Shallow modules are often a result of classitis. Students at university, or readers of clean code lecture are often advised to break code into small units. If this advise is followed without much strategy, it often results in shallow modules which are not much more than leaking abstractions.
Another interesting word that John introduces in this context is temporal decomposition: Developers often structure code modules according to the order in which operations occur. This does often lead to code that shares knowledge, but at different places in the code, leading to change amplification, higher cognitive load, and unknown unknowns again.
A good rule of thumb in module design that John comes up with is:
It is more important for a module to have a simple interface than a simple implementation.
If a module ends up being too complex, but its interface is very simple, then this means that it can easily be substituted by a better one. Also, changes on such a module do not increase change amplification.
Another great principle is to define errors out of existence: John argues that error handling and exceptions make programs much more complex, and a good way to reduce such complexity is representing data, interfaces, and semantics in ways that make it impossible to encode erratic cases that need special handling.
How to Write Code
The second half is about the act of designing and writing code. John argues that interfaces and modules should be designed twice: Implementing a design for the first time often exposes new insights that would lead to a different design in a second approach. I myself often designed things not only twice but tried three or four different approaches, in order to come up with the one that leads to the best result. It’s a game changer for complexity.

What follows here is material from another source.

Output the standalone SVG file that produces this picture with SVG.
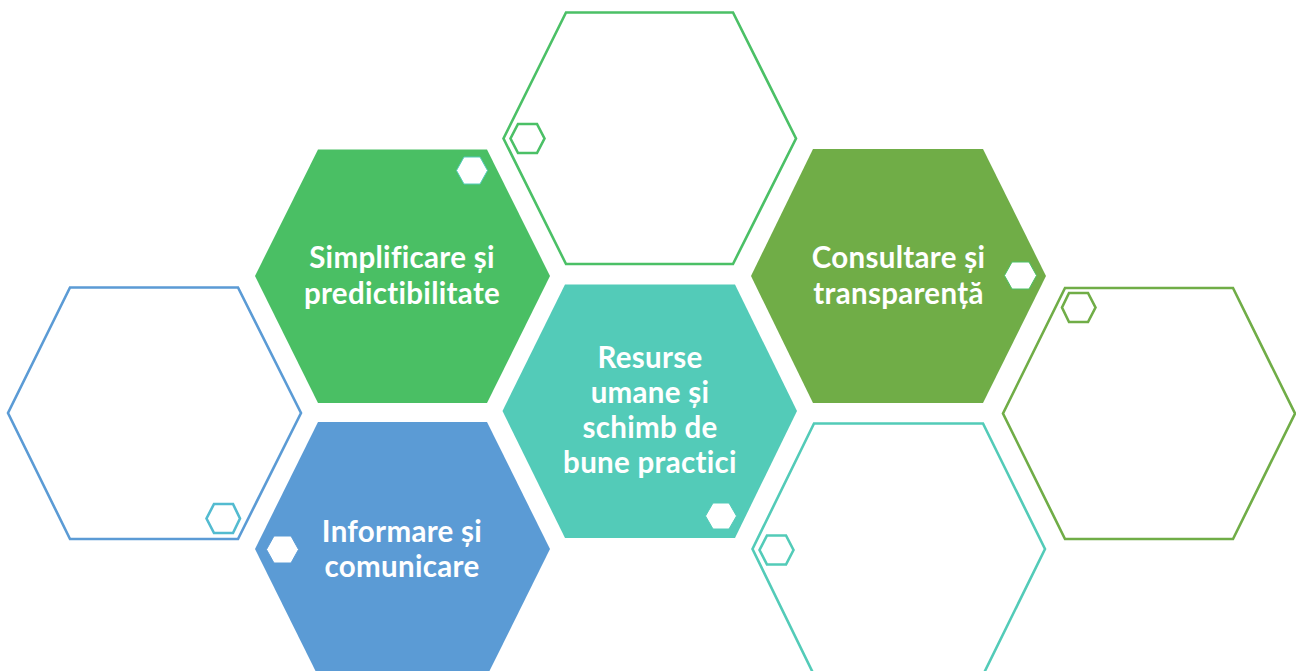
<svg xmlns="http://www.w3.org/2000/svg" width="1296" height="671" viewBox="0 0 1296 671">
<style>
text{font-family:"Lato","Open Sans","Liberation Sans",sans-serif;font-weight:700;font-size:29.5px;letter-spacing:.3px;fill:#fff;text-anchor:middle;font-variant-ligatures:none}
.o{fill:none;stroke-width:2.6;stroke-miterlimit:10}
.m{fill:#fff;stroke-width:1}
.s{fill:none;stroke-width:2.6}
</style>
<rect width="1296" height="671" fill="#fff"/>
<g id="hex-top"><polygon class="o" stroke="#4BC066" points="566,12.5 733,12.5 796,138.5 733,264 566,264 503.5,138.5"/><polygon class="s" stroke="#4BC066" points="518,124 537,124 544.5,138.5 537,153 518,153 510.5,138.5"/></g>
<g id="hex-simplificare"><polygon fill="#4ABF64" points="318,149.5 487,149.5 550,276 487,403 318,403 255,276"/><polygon class="m" stroke="#53CBB8" points="464,157 480,157 487.500,170.500 480,184 464,184 456.500,170.500"/><text x="402" y="268">Simplificare și</text><text x="402" y="304">predictibilitate</text></g>
<g id="hex-consultare"><polygon fill="#70AD47" points="813,149 983,149 1046,276 983,403 813,403 751,276"/><polygon class="m" stroke="#4BC066" points="1012,262 1029,262 1036.500,275.500 1029,289 1012,289 1004.500,275.500"/><text x="898.500" y="268">Consultare și</text><text x="898.500" y="304">transparență</text></g>
<g id="hex-right"><polygon class="o" stroke="#70AD47" points="1065,288 1233,288 1295,413.500 1233,539 1065,539 1003,413.500"/><polygon class="s" stroke="#70AD47" points="1069,293 1088,293 1095.500,307.500 1088,322 1069,322 1062,307.500"/></g>
<g id="hex-left"><polygon class="o" stroke="#5B9BD5" points="70,287.500 238,287.500 301,413 238,539 70,539 8,413"/><polygon class="s" stroke="#53BBD0" points="214,504 233,504 240,518.500 233,533 214,533 206.500,518.500"/></g>
<g id="hex-resurse"><polygon fill="#53CBB8" points="565,284.500 735,284.500 797,411 735,538 565,538 502.500,411"/><polygon class="m" stroke="#53CBB8" points="713,503 729,503 736.500,516 729,529 713,529 705.500,516"/><text x="650" y="368">Resurse</text><text x="650" y="403">umane și</text><text x="650" y="438">schimb de</text><text x="650" y="473">bune practici</text></g>
<g id="hex-informare"><polygon fill="#5B9BD5" points="318,422 487,422 550,549 487,676 318,676 255,549"/><polygon class="m" stroke="#5B9BD5" points="274,536 291,536 298.500,549.500 291,563 274,563 266.500,549.500"/><text x="402" y="542">Informare și</text><text x="402" y="577">comunicare</text></g>
<g id="hex-bottom"><polygon class="o" stroke="#53CBB8" points="814,423.500 983,423.500 1045,549 983,675 814,675 752.500,549"/><polygon class="s" stroke="#53CBB8" points="767,535.500 786,535.500 793.500,550 786,564.500 767,564.500 759.500,550"/></g>
<g id="connectors"></g>
</svg>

Working hard on the first design attempt, just to throw it away because it was just a vehicle for learning how to do it right: This is clearly not the mindset of the average programmer. At first glance, it also looks like it would waste a lot of time, especially from the point of view of a tactical programmer.
The next chapters are about comments, naming, modifying existing code, consistency (of style/documentation/etc. across the project), performance, and contain a lot of fine-grained advise that should not be unknown to the working programmer. Because it can’t be summarized by few principles, i will just drop some interesting highlights: (These read like rules, but they are not and should never be over-applied in a dogmatic fashion)
- If an interface comment describes its implementation, it indicates that the interface is shallow.
- If a variable or type name is inherently hard to pick, it indicates a bad abstraction.
- When modifying code:
- After each change, the system should have the structure that it would have if you had designed it from the start with that change in mind.
- If you’re not making the design better, you are probably making it worse.
- Software should be designed for ease of reading, not ease of writing.
- Test-driven development focuses attention on getting specific features working, rather than finding the best design. In other words, it facilitates tactical work more than strategic work.
John summarizes in his book’s conclusion:
The reward for being a good designer is that you get to spend a larger fraction of your time in the design phase, which is fun. Poor designers spend most of their time chasing bugs in complicated and brittle code.
I really enjoyed this book because it gave me an effective new vocabulary in the epic fight against complexity, which is often more social than technical when arguing with tactical programmers.
Read it - as early as possible - in your developer career.